When I got to New York in 1989 you had many newspapers to choose from: The New York Times, The Daily News, New York Post, Newsday, Wall Street Journal...But every cool New Yorker read The Village Voice each week. I studied every page my first year there, looking for clues on how to join their ranks.
The "Choices" section listed too many ideas on how to spend my time and money..."indie" films at the Angelika and the Waverly, museum exhibits and lots of art galleries in Soho. I loved all the music club ads for acts I used to play on my college radio show like The Mighty Lemon Drops and The Mission UK.
The classifieds in the back hinted at how Young New York really lived. There were a lot of "Help Wanted" ads for telemarketers, waiters, and store clerks — more like "rent" gigs for creative types than wannabe yuppies like me. Not many posts for PR jobs.
Finding an apartment in New York looked easy when you saw the sheer volume of "For Rent" listings. And most of them were in the cool neighborhoods downtown or on the west side. Yet all were beyond my budget. The "Apartments/Homes To Share" section offered some hope though. I circled several shares in the $400-$600 per month range, thinking optimistically about my future income.

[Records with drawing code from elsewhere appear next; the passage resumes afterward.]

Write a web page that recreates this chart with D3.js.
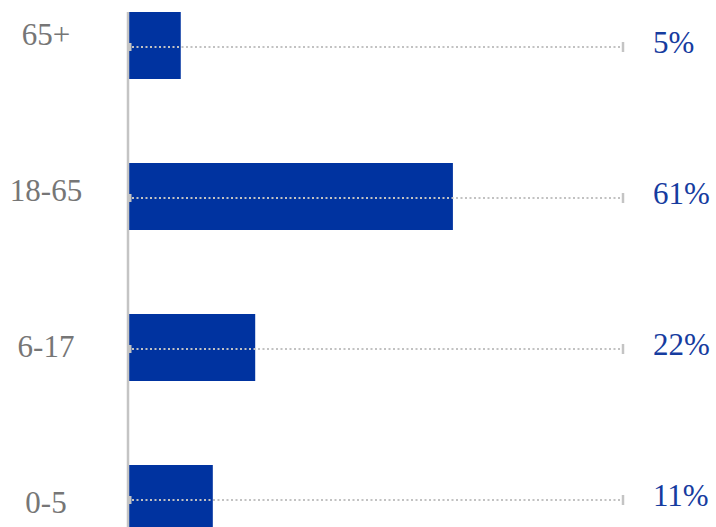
<!DOCTYPE html>
<html>
<head>
<meta charset="utf-8">
<script src="https://cdn.jsdelivr.net/npm/d3@7"></script>
<style>
html,body{margin:0;padding:0;background:#fff;overflow:hidden;}
svg{display:block;}
</style>
</head>
<body>
<script>
const categories = ["65+", "18-65", "6-17", "0-5"];
const barValues = [10.5, 65.7, 25.6, 17.0];
const percentLabels = ["5%", "61%", "22%", "11%"];

const W = 716, H = 527;
const svg = d3.select("body").append("svg").attr("width", W).attr("height", H);

const x = d3.scaleLinear().domain([0, 100]).range([129, 622]);
const yPos = d3.scalePoint().domain(categories).range([0, 453]);
const barH = 67;
const font = "'Liberation Serif', 'Times New Roman', serif";

// bars
svg.selectAll("rect.bar").data(categories).join("rect")
  .attr("class", "bar")
  .attr("x", x(0))
  .attr("y", d => 12 + yPos(d))
  .attr("width", (d, i) => x(barValues[i]) - x(0))
  .attr("height", barH)
  .attr("fill", "#0033a0");

// dotted guide lines
const lineY = d => Math.round(47 + yPos(d));
svg.selectAll("line.guide").data(categories).join("line")
  .attr("x1", x(0) + 3).attr("x2", x(100))
  .attr("y1", lineY).attr("y2", lineY)
  .attr("stroke", "#c2c2c2").attr("stroke-width", 2)
  .attr("stroke-dasharray", "2,2.5");

// end ticks
svg.selectAll("line.endtick").data(categories).join("line")
  .attr("x1", x(100) + 1).attr("x2", x(100) + 1)
  .attr("y1", d => lineY(d) - 5).attr("y2", d => lineY(d) + 5)
  .attr("stroke", "#c4c4c4").attr("stroke-width", 2.5);

// start ticks
svg.selectAll("line.starttick").data(categories).join("line")
  .attr("x1", x(0) + 1).attr("x2", x(0) + 1)
  .attr("y1", d => lineY(d) - 4).attr("y2", d => lineY(d) + 4)
  .attr("stroke", "#c4c4c4").attr("stroke-width", 3);

// vertical axis
svg.append("line")
  .attr("x1", x(0) - 1).attr("x2", x(0) - 1)
  .attr("y1", 12).attr("y2", H)
  .attr("stroke", "#c4c4c4").attr("stroke-width", 2.5);

// category labels
svg.selectAll("text.cat").data(categories).join("text")
  .attr("class", "cat")
  .attr("x", 46)
  .attr("y", d => 45 + yPos(d) * (468 / 453))
  .attr("text-anchor", "middle")
  .attr("font-family", font)
  .attr("font-size", 31)
  .attr("fill", "#767676")
  .text(d => d);

// percentage labels
svg.selectAll("text.pct").data(categories).join("text")
  .attr("class", "pct")
  .attr("x", 653)
  .attr("y", d => 53 + yPos(d))
  .attr("text-anchor", "start")
  .attr("font-family", font)
  .attr("font-size", 31)
  .attr("fill", "#163c9f")
  .text((d, i) => percentLabels[i]);
</script>
</body>
</html>
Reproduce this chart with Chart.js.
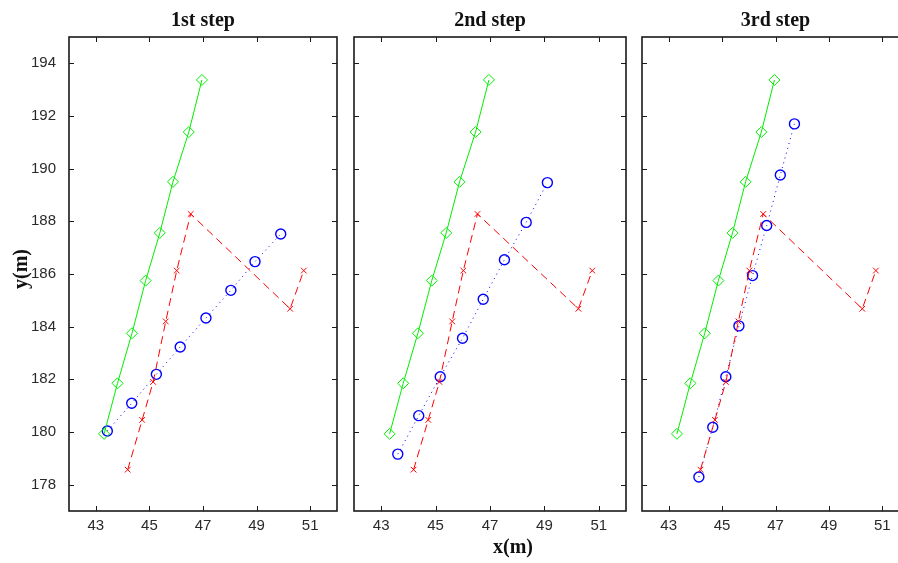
<!DOCTYPE html>
<html>
<head>
<meta charset="utf-8">
<script src="https://cdn.jsdelivr.net/npm/chart.js@4/dist/chart.umd.min.js"></script>
<style>
    body { margin: 0; background: #fff; overflow: hidden; }
    #wrap { position: relative; width: 898px; height: 563px; overflow: hidden; }
    canvas { position: absolute; top: 0; }
</style>
</head>
<body>
<div id="wrap">
    <canvas id="c1"></canvas>
    <canvas id="c2"></canvas>
    <canvas id="c3"></canvas>
</div>
<script>
// ---- data ----
const stepTitles = ['1st step', '2nd step', '3rd step'];
const xTicks = [43, 45, 47, 49, 51];
const yTicks = [178, 180, 182, 184, 186, 188, 190, 192, 194];

// same in every panel
const greenX = [43.31, 43.81, 44.35, 44.86, 45.39, 45.88, 46.47, 46.96];
const greenY = [179.93, 181.85, 183.75, 185.75, 187.56, 189.50, 191.39, 193.37];
const redX = [44.19, 44.73, 45.14, 45.61, 46.02, 46.54, 50.25, 50.76];
const redY = [178.57, 180.46, 181.90, 184.20, 186.13, 188.28, 184.68, 186.13];

// changes with each step
const blue1X = [43.43, 44.34, 45.26, 46.15, 47.11, 48.04, 48.94, 49.90];
const blue1Y = [180.04, 181.09, 182.19, 183.23, 184.33, 185.38, 186.47, 187.52];
const blue2X = [43.61, 44.38, 45.17, 45.99, 46.75, 47.53, 48.33, 49.11];
const blue2Y = [179.16, 180.62, 182.10, 183.56, 185.04, 186.54, 187.96, 189.47];
const blue3X = [44.13, 44.65, 45.14, 45.63, 46.14, 46.67, 47.18, 47.71];
const blue3Y = [178.29, 180.18, 182.10, 184.03, 185.94, 187.84, 189.76, 191.70];

const blueX = [blue1X, blue2X, blue3X];
const blueY = [blue1Y, blue2Y, blue3Y];

// ---- layout (pixels) ----
const panels = [
    { id: 'c1', left: 69, right: 337, padL: 69, yLabels: true },
    { id: 'c2', left: 354, right: 626, padL: 14, yLabels: false },
    { id: 'c3', left: 642, right: 909, padL: 14, yLabels: false },
];
const TOP = 37, BOTTOM = 511, H = 563, PAD_R = 8;

const tickFont = { family: '"Liberation Sans", Arial, sans-serif', size: 15 };
const serifBold = 'bold 20px "Liberation Serif", "Times New Roman", serif';

const pts = ( xs, ys ) => xs.map( ( x, i ) => ({ x, y: ys[i] }) );

// box + inward ticks + texts, MATLAB style
const framePlugin = {
    id: 'frame',
    afterDraw( chart, args, opts ) {
        const { ctx, chartArea: a, scales } = chart;
        ctx.save();
        ctx.strokeStyle = '#1a1a1a';
        ctx.lineWidth = 1.6;
        ctx.strokeRect( a.left, a.top, a.right - a.left, a.bottom - a.top );

        ctx.lineWidth = 1;
        ctx.beginPath();
        const tl = 5;
        xTicks.forEach( v => {
            const px = Math.round( scales.x.getPixelForValue( v ) ) + 0.5;
            ctx.moveTo( px, a.bottom ); ctx.lineTo( px, a.bottom - tl );
            ctx.moveTo( px, a.top ); ctx.lineTo( px, a.top + tl );
        });
        yTicks.forEach( v => {
            const py = Math.round( scales.y.getPixelForValue( v ) ) + 0.5;
            ctx.moveTo( a.left, py ); ctx.lineTo( a.left + tl, py );
            ctx.moveTo( a.right, py ); ctx.lineTo( a.right - tl, py );
        });
        ctx.stroke();

        ctx.fillStyle = '#111';
        ctx.font = serifBold;
        ctx.textAlign = 'center';
        ctx.textBaseline = 'alphabetic';
        ctx.fillText( opts.title, ( a.left + a.right ) / 2, 26 );

        if ( opts.xLabel ) {
            ctx.fillText( 'x(m)', opts.xLabelAt, 553 );
        }
        if ( opts.yLabel ) {
            ctx.translate( 27, 269 );
            ctx.rotate( -Math.PI / 2 );
            ctx.fillText( 'y(m)', 0, 0 );
        }
        ctx.restore();
    }
};

panels.forEach( ( p, i ) => {
    const canvas = document.getElementById( p.id );
    const width = p.padL + ( p.right - p.left ) + PAD_R;
    canvas.width = width;
    canvas.height = H;
    canvas.style.left = ( p.left - p.padL ) + 'px';

    new Chart( canvas, {
        type: 'scatter',
        data: {
            datasets: [
                {
                    data: pts( greenX, greenY ),
                    showLine: true,
                    borderColor: '#00ee00',
                    borderWidth: 1,
                    pointStyle: 'rectRot',
                    pointRadius: 5.5,
                    pointBorderWidth: 1,
                    pointBackgroundColor: 'rgba(0,0,0,0)',
                    pointBorderColor: '#00ee00',
                },
                {
                    data: pts( redX, redY ),
                    showLine: true,
                    borderColor: '#ff0000',
                    borderWidth: 1,
                    borderDash: [ 8, 5 ],
                    pointStyle: 'crossRot',
                    pointRadius: 4,
                    pointBorderWidth: 1,
                    pointBorderColor: '#ff0000',
                },
                {
                    data: pts( blueX[i], blueY[i] ),
                    showLine: true,
                    borderColor: '#0000ff',
                    borderWidth: 1,
                    borderDash: [ 1, 4 ],
                    pointStyle: 'circle',
                    pointRadius: 5,
                    pointBorderWidth: 1.4,
                    pointBackgroundColor: 'rgba(0,0,0,0)',
                    pointBorderColor: '#0000ff',
                },
            ]
        },
        options: {
            animation: false,
            responsive: false,
            devicePixelRatio: 1,
            layout: { padding: { top: TOP, right: PAD_R, left: 0, bottom: 0 } },
            plugins: {
                legend: { display: false },
                tooltip: { enabled: false },
                frame: {
                    title: stepTitles[i],
                    xLabel: i === 1,
                    xLabelAt: 513 - ( p.left - p.padL ),
                    yLabel: i === 0,
                },
            },
            scales: {
                x: {
                    type: 'linear',
                    min: 42,
                    max: 52,
                    grid: { display: false, drawTicks: false },
                    border: { display: false },
                    afterBuildTicks: scale => { scale.ticks = xTicks.map( v => ({ value: v }) ); },
                    afterFit: scale => { scale.height = H - BOTTOM; },
                    ticks: { font: tickFont, color: '#2a2a2a', padding: 6, maxRotation: 0 },
                },
                y: {
                    type: 'linear',
                    min: 177,
                    max: 195,
                    grid: { display: false, drawTicks: false },
                    border: { display: false },
                    afterBuildTicks: scale => { scale.ticks = yTicks.map( v => ({ value: v }) ); },
                    afterFit: scale => { scale.width = p.padL; },
                    ticks: { display: p.yLabels, font: tickFont, color: '#2a2a2a', padding: 13 },
                },
            },
        },
        plugins: [ framePlugin ],
    });
});
</script>
</body>
</html>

I also saw a super-sized listing for "The Gay Roommate Service" that both intrigued and terrified me. Having a gay roommate would help me ease into my new world. But would he try to sleep with me?
The next pages offered a robust "Personals" section — including "Men Seeking Men." You basically read a guy's description, dialed the hotline, entered his specific code to hear his greeting and then left your message for him. Bold. No, scary. And I didn't know what all the terms and abbreviations in their listings meant.
Example: ISO. What did ISO mean? I seek obedient...? Indoor sex only? BF. LTR. BDSM. I knew what S&M stood for, but what was the BD part? And was BF for Boyfriend? Or something with your butt? It was like someone spilled a bowl of Alpha-Bits across the page.
The back pages of "The Voice" also ran big ads for sex hotline numbers. Almost as many gay ads as straight ones. 555-GAYS. 550-TOOL. "Male Call." All you needed was a credit card. Amazing. But I could never call. I would have been too worried about how much each minute was costing me. And I would have been just too, you know, nervous.
The Village Voice shut down in 2018 after a long financial struggle similar to most print-bound publications. But I just heard the infamous alternative weekly has a new owner who has re-launched its website and promises quarterly print editions. Maybe New York hasn't lost its voice after all.